Turned west at Parral and headed for the coast. My "progress" slowed significantly in the busy beach towns. I keep forgetting it's vacation time!

Followed Max's directions out of Curanipe, to a point "sixty meters past (the coast highway's) 25 kilometer marker." There, he said a driveway would lead down to his beach house, “Luminojos”. But I found two driveways, both gated. One was locked, the other unlocked, but displaying warning signs: Great Dane and Boxer guard dogs on duty! This seemed like the right place, but I was reluctant to wander down this road and test my luck.

Drove back toward town, looking for a phone booth. Found one about five miles away. Called Max's cellphone, but there was no answer. Decided to take my chances on the dogs. (I’d wear my riding suit, gloves and helmet if necessary!)

Drove into the property, down a dirt path to a small house nestled on a tree-covered promontory. Only one fearful dog was to be found there. He slinked away as I approached. Everything looked right, but I wandered around the outside of house looking in the windows to find some clue to confirm my sense. Finally, I saw the Let My People Go Surfing book on a shelf. "This is the place!”

As the sun went down, I decided to set up the tent. Max and his other guests may not return until late and it was getting chilly. I was just climbing into the tent when they arrived.
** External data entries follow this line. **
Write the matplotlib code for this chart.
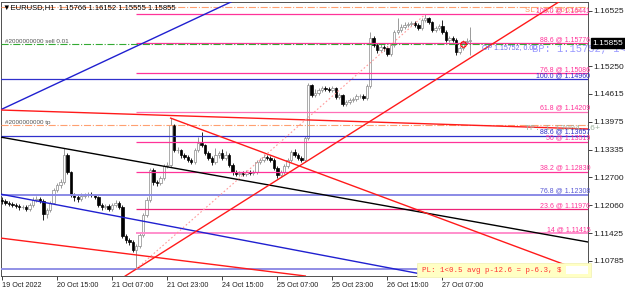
import matplotlib
matplotlib.use("Agg")
import matplotlib.pyplot as plt
import matplotlib.patches as patches
import numpy as np

plt.rcParams['font.family'] = ['Liberation Sans', 'DejaVu Sans']

# H1 candles, 19 Oct 23:00 .. 27 Oct 16:00 (x = bar number)
first_open = 1.1218
closes = [
    1.1216, 1.1211, 1.1209, 1.1207, 1.1204, 1.1202, 1.1202, 1.1198, 1.1207, 1.1218,
    1.1220, 1.1216, 1.1186, 1.1195, 1.1211, 1.1241, 1.1253, 1.1259, 1.1321, 1.1282,
    1.1230, 1.1225, 1.1220, 1.1227, 1.1230, 1.1232, 1.1230, 1.1225, 1.1207, 1.1202,
    1.1204, 1.1198, 1.1207, 1.1211, 1.1202, 1.1136, 1.1126, 1.1122, 1.1104, 1.1113,
    1.1138, 1.1184, 1.1218, 1.1287, 1.1259, 1.1257, 1.1269, 1.1296, 1.1298, 1.1390,
    1.1333, 1.1333, 1.1321, 1.1317, 1.1310, 1.1305, 1.1333, 1.1349, 1.1344, 1.1326,
    1.1315, 1.1305, 1.1321, 1.1326, 1.1315, 1.1321, 1.1298, 1.1282, 1.1278, 1.1280,
    1.1278, 1.1282, 1.1280, 1.1282, 1.1305, 1.1310, 1.1317, 1.1315, 1.1310, 1.1292,
    1.1276, 1.1282, 1.1296, 1.1310, 1.1328, 1.1321, 1.1315, 1.1310, 1.1360, 1.1482,
    1.1459, 1.1464, 1.1470, 1.1475, 1.1473, 1.1470, 1.1475, 1.1454, 1.1459, 1.1438,
    1.1443, 1.1448, 1.1450, 1.1457, 1.1457, 1.1452, 1.1480, 1.1590, 1.1574, 1.1562,
    1.1569, 1.1567, 1.1553, 1.1574, 1.1604, 1.1608, 1.1615, 1.1620, 1.1622, 1.1624,
    1.1620, 1.1613, 1.1631, 1.1636, 1.1626, 1.1608, 1.1613, 1.1617, 1.1604, 1.1585,
    1.1590, 1.1585, 1.1558, 1.1567, 1.1581, 1.1583, 1.15855,
]
highs = [
    1.1224, 1.1220, 1.1216, 1.1214, 1.1211, 1.1209, 1.1207, 1.1206, 1.1211, 1.1224,
    1.1228, 1.1225, 1.1221, 1.1200, 1.1216, 1.1246, 1.1258, 1.1266, 1.1337, 1.1325,
    1.1285, 1.1234, 1.1229, 1.1234, 1.1235, 1.1236, 1.1236, 1.1233, 1.1228, 1.1211,
    1.1209, 1.1208, 1.1211, 1.1218, 1.1215, 1.1206, 1.1140, 1.1131, 1.1127, 1.1118,
    1.1143, 1.1189, 1.1224, 1.1292, 1.1291, 1.1263, 1.1274, 1.1301, 1.1305, 1.1406,
    1.1393, 1.1340, 1.1336, 1.1325, 1.1321, 1.1315, 1.1338, 1.1363, 1.1374, 1.1347,
    1.1330, 1.1320, 1.1337, 1.1331, 1.1335, 1.1330, 1.1325, 1.1302, 1.1287, 1.1285,
    1.1284, 1.1287, 1.1286, 1.1288, 1.1310, 1.1315, 1.1323, 1.1321, 1.1320, 1.1314,
    1.1296, 1.1288, 1.1301, 1.1315, 1.1333, 1.1335, 1.1325, 1.1320, 1.1365, 1.1487,
    1.1485, 1.1472, 1.1476, 1.1480, 1.1479, 1.1478, 1.1480, 1.1478, 1.1464, 1.1462,
    1.1448, 1.1453, 1.1455, 1.1462, 1.1462, 1.1461, 1.1485, 1.1604, 1.1595, 1.1578,
    1.1575, 1.1573, 1.1571, 1.1579, 1.1609, 1.1636, 1.1621, 1.1626, 1.1627, 1.1629,
    1.1628, 1.1624, 1.1636, 1.1644, 1.1639, 1.1629, 1.1618, 1.1622, 1.1631, 1.1608,
    1.1595, 1.1594, 1.1589, 1.1572, 1.1586, 1.1590, 1.1615,
]
lows = [
    1.1210, 1.1206, 1.1204, 1.1202, 1.1199, 1.1196, 1.1197, 1.1192, 1.1194, 1.1203,
    1.1214, 1.1211, 1.1172, 1.1176, 1.1191, 1.1208, 1.1236, 1.1246, 1.1255, 1.1277,
    1.1224, 1.1216, 1.1214, 1.1216, 1.1223, 1.1226, 1.1225, 1.1221, 1.1202, 1.1196,
    1.1198, 1.1193, 1.1194, 1.1201, 1.1198, 1.1131, 1.1119, 1.1115, 1.1098, 1.1060,
    1.1108, 1.1133, 1.1179, 1.1214, 1.1253, 1.1251, 1.1252, 1.1264, 1.1291, 1.1295,
    1.1328, 1.1325, 1.1315, 1.1312, 1.1305, 1.1300, 1.1301, 1.1329, 1.1339, 1.1321,
    1.1309, 1.1299, 1.1301, 1.1315, 1.1310, 1.1310, 1.1293, 1.1275, 1.1273, 1.1274,
    1.1273, 1.1274, 1.1275, 1.1276, 1.1278, 1.1300, 1.1305, 1.1310, 1.1305, 1.1286,
    1.1269, 1.1271, 1.1278, 1.1292, 1.1306, 1.1316, 1.1310, 1.1305, 1.1306, 1.1356,
    1.1454, 1.1455, 1.1460, 1.1466, 1.1468, 1.1465, 1.1466, 1.1449, 1.1450, 1.1433,
    1.1434, 1.1439, 1.1443, 1.1445, 1.1451, 1.1447, 1.1448, 1.1476, 1.1568, 1.1556,
    1.1557, 1.1561, 1.1548, 1.1549, 1.1570, 1.1599, 1.1603, 1.1610, 1.1615, 1.1617,
    1.1615, 1.1608, 1.1609, 1.1627, 1.1621, 1.1603, 1.1603, 1.1608, 1.1599, 1.1580,
    1.1581, 1.1580, 1.1551, 1.1553, 1.1562, 1.1576, 1.1551,
]

time_ticks = [0, 16, 32, 48, 64, 80, 96, 112, 128]
time_labels = ["19 Oct 2022", "20 Oct 15:00", "21 Oct 07:00", "21 Oct 23:00", "24 Oct 15:00",
               "25 Oct 07:00", "25 Oct 23:00", "26 Oct 15:00", "27 Oct 07:00"]
price_ticks = [1.16525, 1.15250, 1.14615, 1.13975, 1.13335, 1.12700, 1.12060, 1.11425, 1.10785]
last_price = 1.15855
header = "\u25bcEURUSD,H1  1.15766 1.16152 1.15555 1.15855"

# fibonacci (pink one anchored at the 21 Oct low, bar 39)
fib_start = 39
pink_pct = ["100.0", "88.6", "76.8", "61.8", "50", "38.2", "23.6", "14", "0"]
pink_price = [1.16441, 1.15776, 1.15086, 1.14209, 1.13519, 1.12830, 1.11976, 1.11415, 1.10598]
pink_col = ["#ff3399", "#ff3399", "#ff3399", "#ff6fb7", "#ff3399", "#ff3399", "#ee2277", "#ff8fcc", "#ff99cc"]
blue_pct = ["100.0", "88.6", "76.8", "61.8"]
blue_price = [1.14960, 1.13657, 1.12308, 1.10594]
blue_col = ["#3030cc", "#3030cc", "#8a8ae6", "#9090e6"]
hidden_labels = ["0", "61.8b"]  # these sit under the P/L box

# order lines
sl_price = 1.16615
op_price = 1.15752
tp_price = 1.13904
op_bar = 134

# trend lines through two anchors (bar, price)
ray_a = [(0, 1.14267), (0, 1.14245), (0, 1.13619), (0, 1.12311), (0, 1.11305), (39, 1.10598)]
ray_b = [(60, 1.16482), (160, 1.13837), (160, 1.11364), (100, 1.10812), (80, 1.10519), (150, 1.16134)]
ray_col = ["#2020d0", "#ff1a1a", "black", "#2020d0", "#ff1a1a", "#ff1a1a"]
seg_bars = [49, 170]
seg_prices = [1.1406, 1.1051]
fib_diag_bars = [39, 123]
fib_diag_prices = [1.10598, 1.16441]

W, H = 625, 288
fig = plt.figure(figsize=(W / 100, H / 100), dpi=100)
ax = fig.add_axes([1 / W, 12 / H, 587 / W, 274 / H])
ax.set_xlim(-0.3, 170.3)
ax.set_ylim(1.10439, 1.16723)

# candles
o = np.array([first_open] + closes[:-1])
c = np.array(closes)
hi = np.array(highs)
lo = np.array(lows)
x = np.arange(len(c))
up = c >= o
body = np.maximum(np.abs(c - o), 0.00004)
bot = np.minimum(o, c)
ax.vlines(x[up], lo[up], hi[up], color="#8a8a8a", lw=0.6, zorder=2)
ax.vlines(x[~up], lo[~up], hi[~up], color="black", lw=0.6, zorder=2)
ax.bar(x[up], body[up], bottom=bot[up], width=0.7, color="white", edgecolor="#8a8a8a", lw=0.5, zorder=3)
ax.bar(x[~up], body[~up], bottom=bot[~up], width=0.7, color="black", edgecolor="black", lw=0.5, zorder=3)

# fib levels
for pct, p, col in zip(pink_pct, pink_price, pink_col):
    lw = 1.4 if col in ("#ff8fcc", "#ff99cc") else 0.9
    ax.hlines(p, fib_start, 171, color=col, lw=lw, zorder=4)
    if pct not in hidden_labels:
        ax.text(1.004, p, f"{pct} @ {p:.5f}", transform=ax.get_yaxis_transform(), ha="right",
                va="bottom", fontsize=5, color="#ff3399", zorder=6)
for pct, p, col in zip(blue_pct, blue_price, blue_col):
    lw = 1.4 if col.startswith("#8") or col.startswith("#9") else 0.9
    ax.axhline(p, color=col, lw=lw, zorder=4)
    if pct + "b" not in hidden_labels:
        ax.text(1.004, p, f"{pct} @ {p:.5f}", transform=ax.get_yaxis_transform(), ha="right",
                va="bottom", fontsize=5, color="#3030cc" if pct != "76.8" else "#5a5ad6", zorder=6)

# trend lines
for a, b, col in zip(ray_a, ray_b, ray_col):
    ax.axline(a, b, color=col, lw=1.0, zorder=5)
ax.plot(seg_bars, seg_prices, color="#ff1a1a", lw=1.0, zorder=5)
ax.plot(fib_diag_bars, fib_diag_prices, color="#ff9999", lw=0.8, ls=(0, (1.5, 2)), zorder=5)

# order lines
ax.axhline(sl_price, color="#ffa070", lw=0.8, ls="-.", zorder=4)
ax.axhline(op_price, color="#33aa33", lw=0.8, ls="-.", zorder=4)
ax.axhline(tp_price, color="#ffa070", lw=0.8, ls="-.", zorder=4)
ax.plot(op_bar, op_price, "o", mfc="none", mec="red", ms=4, mew=0.8, zorder=7)

ax.text(1, op_price, "#2000000000 sell 0.01", fontsize=4.5, color="#505050", va="bottom", zorder=6)
ax.text(1, tp_price, "#2000000000 tp", fontsize=4.5, color="#505050", va="bottom", zorder=6)
ax.text(152, sl_price, "SL: 1.16615", family="Liberation Mono", fontsize=6, color="#ff9966",
        va="top", zorder=5)
ax.text(152, tp_price, "TP: 1.13904, 6+", family="Liberation Mono", fontsize=6, color="#a0b4a0",
        va="top", zorder=5)
ax.text(139.5, op_price, "OP 1.15752, 0.00", fontsize=5, color="#6a6ae8", va="top", zorder=6)
ax.text(154, op_price, "BP: 1.15752, 1<", family="Liberation Mono", fontsize=7.5,
        color="#9a9aff", va="top", zorder=6, clip_on=False)

ax.text(0.004, 0.992, header, transform=ax.transAxes, fontsize=5.5, color="black",
        va="top", ha="left", family=["Liberation Sans", "DejaVu Sans"], zorder=6)

# profit box
fig.patches.append(patches.Rectangle((417 / W, (H - 277) / H), 174 / W, 14 / H,
                                     transform=fig.transFigure, facecolor="#ffffc4",
                                     edgecolor="#f0f0b0", lw=0.5, zorder=10))
fig.patches.append(patches.Rectangle((566 / W, (H - 274) / H), 22 / W, 8 / H,
                                     transform=fig.transFigure, facecolor="white",
                                     edgecolor="none", zorder=11))
fig.text(422 / W, (H - 270) / H, "PL: 1<0.5 avg p-12.6 = p-6.3, $", family="Liberation Mono",
         fontsize=5.4, color="#ff3030", va="center", ha="left", zorder=12)

# axes
ax.yaxis.tick_right()
ax.set_yticks(price_ticks)
ax.set_yticklabels([f"{p:.5f}" for p in price_ticks])
ax.set_xticks(time_ticks)
ax.set_xticklabels(time_labels)
for lbl in ax.get_xticklabels():
    lbl.set_ha("left")
ax.tick_params(axis="y", length=3, width=0.6, labelsize=6, pad=1, colors="#202020")
ax.tick_params(axis="x", length=3, width=0.6, labelsize=5.2, pad=1, colors="#202020")
for s in ax.spines.values():
    s.set_color("#505050")
    s.set_linewidth(0.7)

ax.annotate(f"{last_price:.5f}", xy=(1.0, last_price), xycoords=("axes fraction", "data"),
            xytext=(3, -2.5), textcoords="offset points", ha="left", va="center",
            fontsize=6, color="white",
            bbox=dict(boxstyle="square,pad=0.2", fc="black", ec="black"), zorder=8)

fig.savefig("out.png", dpi=100)
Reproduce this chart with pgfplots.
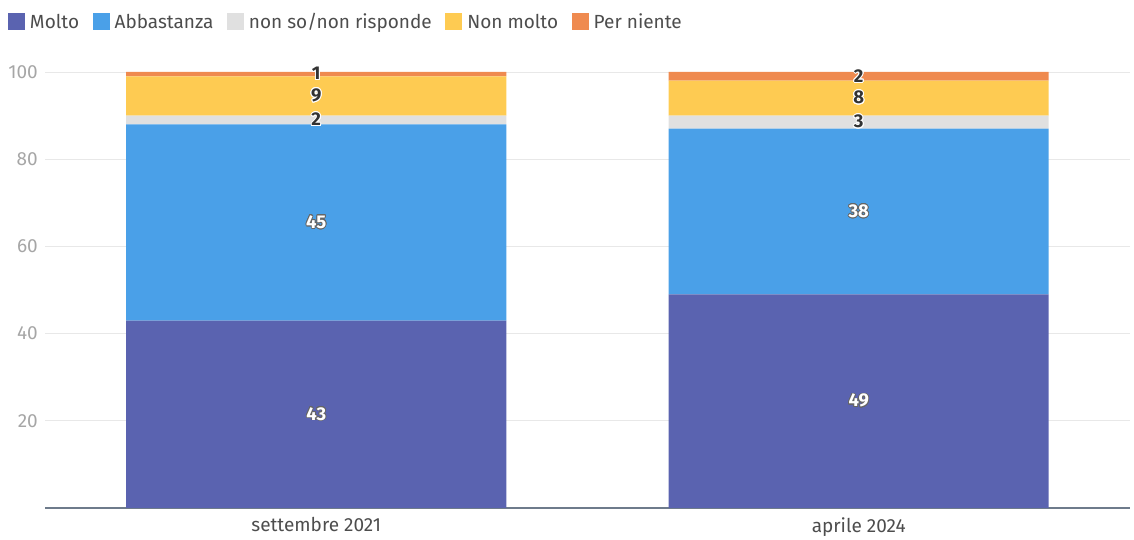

They had all been at the beach, Max and Jeremy surfing. (A big occasion: Jeremy rode his first wave today!) With them were Trinidad (Jeremy's girlfriend - I had met them at Jack's house), their friend Camilla from Santiago; and two German travelers Max had connected with through a traveler's website: Manuela, from Effelder, and Kristin, from Roedental. (Both towns are near Coburg, Germany.)

Tonight, Jeremy (who's training to be a chef) barbecued hamburgers for all. Quite good! We also enjoyed the Tabali Cabernet Sauvignon that I had given Max on his birthday.

I slept in the tent, the wonderful sounds of waves below and wind in the trees above!